All lines from the beginning of the listing through the line with "return (plot_bottom - (py" are to be copied word for word; the pictures are not.
--------------------------------
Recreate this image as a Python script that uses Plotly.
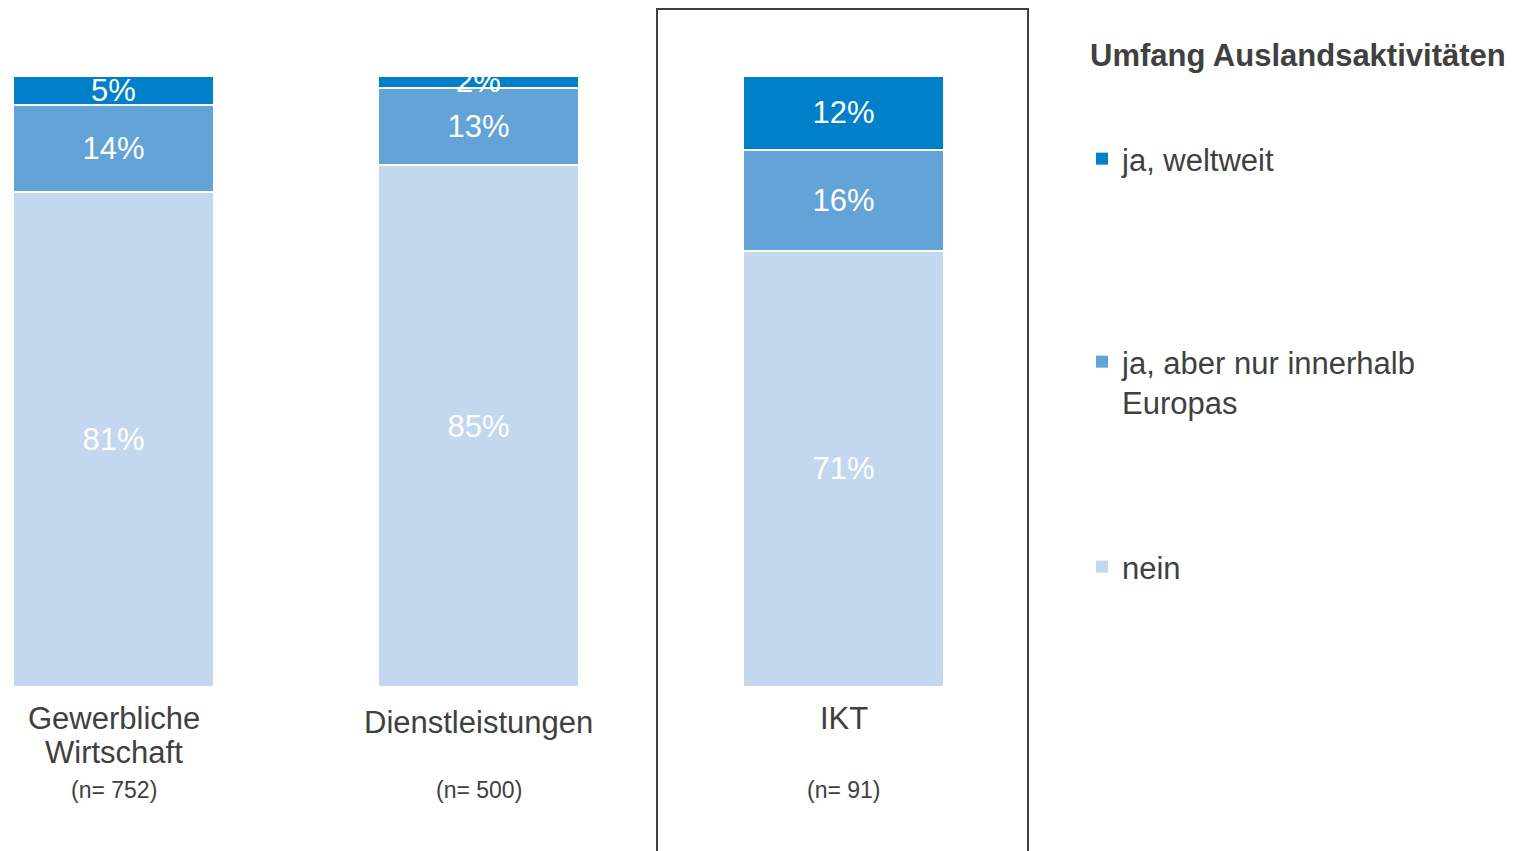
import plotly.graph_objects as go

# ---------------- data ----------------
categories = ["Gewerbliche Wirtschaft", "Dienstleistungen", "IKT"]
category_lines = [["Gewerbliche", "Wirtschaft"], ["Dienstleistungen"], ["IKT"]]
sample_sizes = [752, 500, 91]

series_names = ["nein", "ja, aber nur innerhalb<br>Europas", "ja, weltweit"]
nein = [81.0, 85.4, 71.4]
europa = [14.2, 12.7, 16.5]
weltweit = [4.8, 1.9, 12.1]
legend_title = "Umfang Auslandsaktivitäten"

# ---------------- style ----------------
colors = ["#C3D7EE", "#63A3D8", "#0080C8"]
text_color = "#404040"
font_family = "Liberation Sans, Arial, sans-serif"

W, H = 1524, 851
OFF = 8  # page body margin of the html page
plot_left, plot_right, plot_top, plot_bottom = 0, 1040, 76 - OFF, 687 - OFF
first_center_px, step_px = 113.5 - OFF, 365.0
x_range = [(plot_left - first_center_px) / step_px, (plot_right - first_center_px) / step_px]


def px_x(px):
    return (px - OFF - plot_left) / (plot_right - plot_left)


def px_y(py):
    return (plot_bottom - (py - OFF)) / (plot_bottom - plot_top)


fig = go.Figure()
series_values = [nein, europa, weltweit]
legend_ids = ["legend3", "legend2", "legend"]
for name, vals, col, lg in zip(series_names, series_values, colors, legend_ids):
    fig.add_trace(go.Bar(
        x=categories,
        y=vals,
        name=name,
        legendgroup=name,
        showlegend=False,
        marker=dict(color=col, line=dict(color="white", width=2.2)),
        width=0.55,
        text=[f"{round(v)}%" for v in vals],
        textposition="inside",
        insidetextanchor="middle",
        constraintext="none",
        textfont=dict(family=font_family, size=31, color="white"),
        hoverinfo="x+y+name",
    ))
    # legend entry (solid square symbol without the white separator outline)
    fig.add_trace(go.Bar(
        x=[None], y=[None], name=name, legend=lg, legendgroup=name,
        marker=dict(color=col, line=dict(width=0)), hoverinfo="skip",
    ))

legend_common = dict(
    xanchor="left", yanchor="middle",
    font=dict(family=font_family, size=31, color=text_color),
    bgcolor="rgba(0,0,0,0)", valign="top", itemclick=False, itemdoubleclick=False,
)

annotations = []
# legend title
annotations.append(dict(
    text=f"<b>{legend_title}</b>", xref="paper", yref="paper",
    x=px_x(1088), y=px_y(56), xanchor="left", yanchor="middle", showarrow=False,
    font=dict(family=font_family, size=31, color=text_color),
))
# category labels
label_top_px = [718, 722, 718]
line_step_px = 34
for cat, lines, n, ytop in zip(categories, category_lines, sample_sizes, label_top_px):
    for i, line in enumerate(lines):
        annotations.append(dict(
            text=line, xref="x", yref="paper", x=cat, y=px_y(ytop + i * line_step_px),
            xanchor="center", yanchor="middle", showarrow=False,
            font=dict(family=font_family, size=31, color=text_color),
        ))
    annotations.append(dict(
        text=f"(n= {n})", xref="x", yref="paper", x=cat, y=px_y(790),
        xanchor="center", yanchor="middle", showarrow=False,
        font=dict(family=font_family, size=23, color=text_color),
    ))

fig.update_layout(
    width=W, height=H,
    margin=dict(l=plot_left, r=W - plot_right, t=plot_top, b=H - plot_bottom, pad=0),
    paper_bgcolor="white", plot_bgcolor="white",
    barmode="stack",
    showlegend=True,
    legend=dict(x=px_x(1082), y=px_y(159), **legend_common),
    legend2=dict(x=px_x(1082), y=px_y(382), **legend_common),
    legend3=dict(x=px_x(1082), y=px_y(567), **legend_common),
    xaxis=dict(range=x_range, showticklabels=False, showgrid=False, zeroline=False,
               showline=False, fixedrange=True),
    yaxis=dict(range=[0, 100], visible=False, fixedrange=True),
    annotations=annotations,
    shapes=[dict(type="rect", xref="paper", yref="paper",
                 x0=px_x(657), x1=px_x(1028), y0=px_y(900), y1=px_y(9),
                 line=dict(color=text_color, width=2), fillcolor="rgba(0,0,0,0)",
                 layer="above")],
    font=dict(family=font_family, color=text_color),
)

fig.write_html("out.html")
--------------------------------
*THE ANSWER:*
Recreate this image as a Python script that uses Plotly.
import plotly.graph_objects as go

# ---------------- data ----------------
categories = ["Gewerbliche Wirtschaft", "Dienstleistungen", "IKT"]
category_lines = [["Gewerbliche", "Wirtschaft"], ["Dienstleistungen"], ["IKT"]]
sample_sizes = [752, 500, 91]

series_names = ["nein", "ja, aber nur innerhalb<br>Europas", "ja, weltweit"]
nein = [81.0, 85.4, 71.4]
europa = [14.2, 12.7, 16.5]
weltweit = [4.8, 1.9, 12.1]
legend_title = "Umfang Auslandsaktivitäten"

# ---------------- style ----------------
colors = ["#C3D7EE", "#63A3D8", "#0080C8"]
text_color = "#404040"
font_family = "Liberation Sans, Arial, sans-serif"

W, H = 1524, 851
OFF = 8  # page body margin of the html page
plot_left, plot_right, plot_top, plot_bottom = 0, 1040, 76 - OFF, 687 - OFF
first_center_px, step_px = 113.5 - OFF, 365.0
x_range = [(plot_left - first_center_px) / step_px, (plot_right - first_center_px) / step_px]


def px_x(px):
    return (px - OFF - plot_left) / (plot_right - plot_left)


def px_y(py):
    return (plot_bottom - (py - OFF)) / (plot_bottom - plot_top)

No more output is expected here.